Instruction:
Output the full listing below exactly, without the pictures.

Supplied material:
■ ■ ■ ■ ■

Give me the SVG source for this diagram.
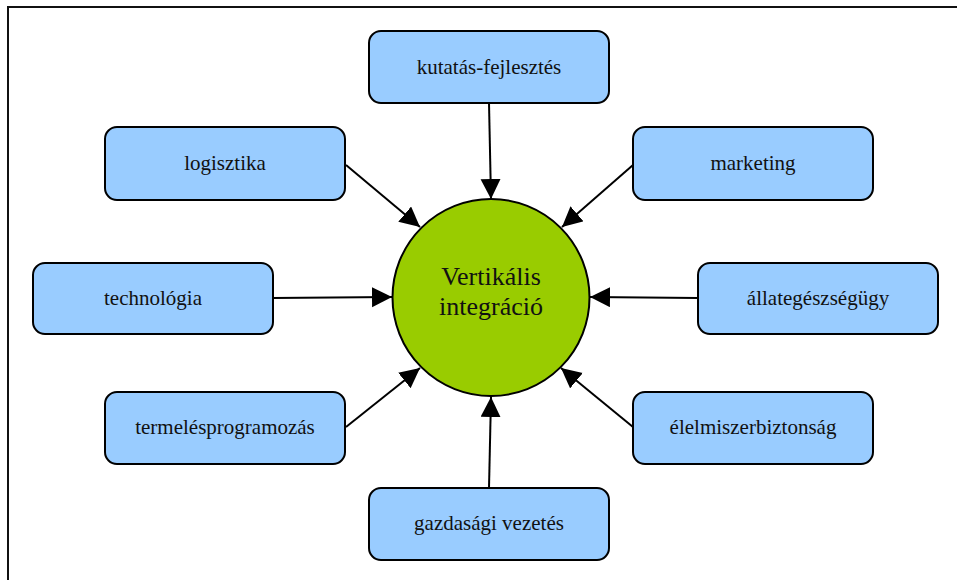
<svg xmlns="http://www.w3.org/2000/svg" width="957" height="580" viewBox="0 0 957 580">
<style>
.box{fill:#99CCFF;stroke:#000;stroke-width:2}
.lbl{font-family:"Liberation Serif","Times New Roman",serif;font-size:21px;fill:#111;text-anchor:middle}
.ctr{font-family:"Liberation Serif","Times New Roman",serif;font-size:26px;fill:#111;text-anchor:middle}
.conn line{stroke:#000;stroke-width:2;marker-end:url(#arr)}
</style>
<defs>
<marker id="arr" markerUnits="userSpaceOnUse" markerWidth="21" markerHeight="21" refX="20" refY="10" orient="auto">
<path d="M0,0 L20,10 L0,20 Z" fill="#000"/>
</marker>
</defs>
<rect width="957" height="580" fill="#fff"/>
<path d="M8,580 L8,7 L957,7" fill="none" stroke="#111" stroke-width="2"/>
<g class="conn" id="connectors">
<line x1="489" y1="103" x2="491" y2="199"/>
<line x1="489" y1="488" x2="491" y2="397"/>
<line x1="346" y1="165" x2="420" y2="227"/>
<line x1="633" y1="165" x2="562" y2="227"/>
<line x1="273" y1="298" x2="392" y2="297"/>
<line x1="698" y1="298" x2="590" y2="297"/>
<line x1="346" y1="427" x2="420" y2="368"/>
<line x1="633" y1="427" x2="561" y2="368"/>
</g>
<g id="center">
<circle cx="491" cy="297.5" r="98.5" fill="#99CC00" stroke="#000" stroke-width="2"/>
<text class="ctr" x="491" y="285">Vertikális</text>
<text class="ctr" x="491" y="315">integráció</text>
</g>
<g id="n-kutatas"><rect class="box" x="369" y="31" width="240" height="72" rx="12"/><text class="lbl" x="489" y="74">kutatás-fejlesztés</text></g>
<g id="n-logisztika"><rect class="box" x="105" y="127" width="240" height="73" rx="12"/><text class="lbl" x="225" y="170">logisztika</text></g>
<g id="n-marketing"><rect class="box" x="633" y="127" width="240" height="73" rx="12"/><text class="lbl" x="753" y="170">marketing</text></g>
<g id="n-technologia"><rect class="box" x="33" y="263" width="240" height="71" rx="12"/><text class="lbl" x="153" y="305">technológia</text></g>
<g id="n-allategeszsegugy"><rect class="box" x="698" y="263" width="240" height="71" rx="12"/><text class="lbl" x="818" y="305">állategészségügy</text></g>
<g id="n-termeles"><rect class="box" x="105" y="392" width="240" height="72" rx="12"/><text class="lbl" x="225" y="434">termelésprogramozás</text></g>
<g id="n-elelmiszer"><rect class="box" x="633" y="392" width="240" height="72" rx="12"/><text class="lbl" x="753" y="434">élelmiszerbiztonság</text></g>
<g id="n-gazdasagi"><rect class="box" x="369" y="488" width="240" height="72" rx="12"/><text class="lbl" x="489" y="530">gazdasági vezetés</text></g>
</svg>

■ ■ ■ ■ ■

Complete response:
Give me the SVG source for this diagram.
<svg xmlns="http://www.w3.org/2000/svg" width="957" height="580" viewBox="0 0 957 580">
<style>
.box{fill:#99CCFF;stroke:#000;stroke-width:2}
.lbl{font-family:"Liberation Serif","Times New Roman",serif;font-size:21px;fill:#111;text-anchor:middle}
.ctr{font-family:"Liberation Serif","Times New Roman",serif;font-size:26px;fill:#111;text-anchor:middle}
.conn line{stroke:#000;stroke-width:2;marker-end:url(#arr)}
</style>
<defs>
<marker id="arr" markerUnits="userSpaceOnUse" markerWidth="21" markerHeight="21" refX="20" refY="10" orient="auto">
<path d="M0,0 L20,10 L0,20 Z" fill="#000"/>
</marker>
</defs>
<rect width="957" height="580" fill="#fff"/>
<path d="M8,580 L8,7 L957,7" fill="none" stroke="#111" stroke-width="2"/>
<g class="conn" id="connectors">
<line x1="489" y1="103" x2="491" y2="199"/>
<line x1="489" y1="488" x2="491" y2="397"/>
<line x1="346" y1="165" x2="420" y2="227"/>
<line x1="633" y1="165" x2="562" y2="227"/>
<line x1="273" y1="298" x2="392" y2="297"/>
<line x1="698" y1="298" x2="590" y2="297"/>
<line x1="346" y1="427" x2="420" y2="368"/>
<line x1="633" y1="427" x2="561" y2="368"/>
</g>
<g id="center">
<circle cx="491" cy="297.5" r="98.5" fill="#99CC00" stroke="#000" stroke-width="2"/>
<text class="ctr" x="491" y="285">Vertikális</text>
<text class="ctr" x="491" y="315">integráció</text>
</g>
<g id="n-kutatas"><rect class="box" x="369" y="31" width="240" height="72" rx="12"/><text class="lbl" x="489" y="74">kutatás-fejlesztés</text></g>
<g id="n-logisztika"><rect class="box" x="105" y="127" width="240" height="73" rx="12"/><text class="lbl" x="225" y="170">logisztika</text></g>
<g id="n-marketing"><rect class="box" x="633" y="127" width="240" height="73" rx="12"/><text class="lbl" x="753" y="170">marketing</text></g>
<g id="n-technologia"><rect class="box" x="33" y="263" width="240" height="71" rx="12"/><text class="lbl" x="153" y="305">technológia</text></g>
<g id="n-allategeszsegugy"><rect class="box" x="698" y="263" width="240" height="71" rx="12"/><text class="lbl" x="818" y="305">állategészségügy</text></g>
<g id="n-termeles"><rect class="box" x="105" y="392" width="240" height="72" rx="12"/><text class="lbl" x="225" y="434">termelésprogramozás</text></g>
<g id="n-elelmiszer"><rect class="box" x="633" y="392" width="240" height="72" rx="12"/><text class="lbl" x="753" y="434">élelmiszerbiztonság</text></g>
<g id="n-gazdasagi"><rect class="box" x="369" y="488" width="240" height="72" rx="12"/><text class="lbl" x="489" y="530">gazdasági vezetés</text></g>
</svg>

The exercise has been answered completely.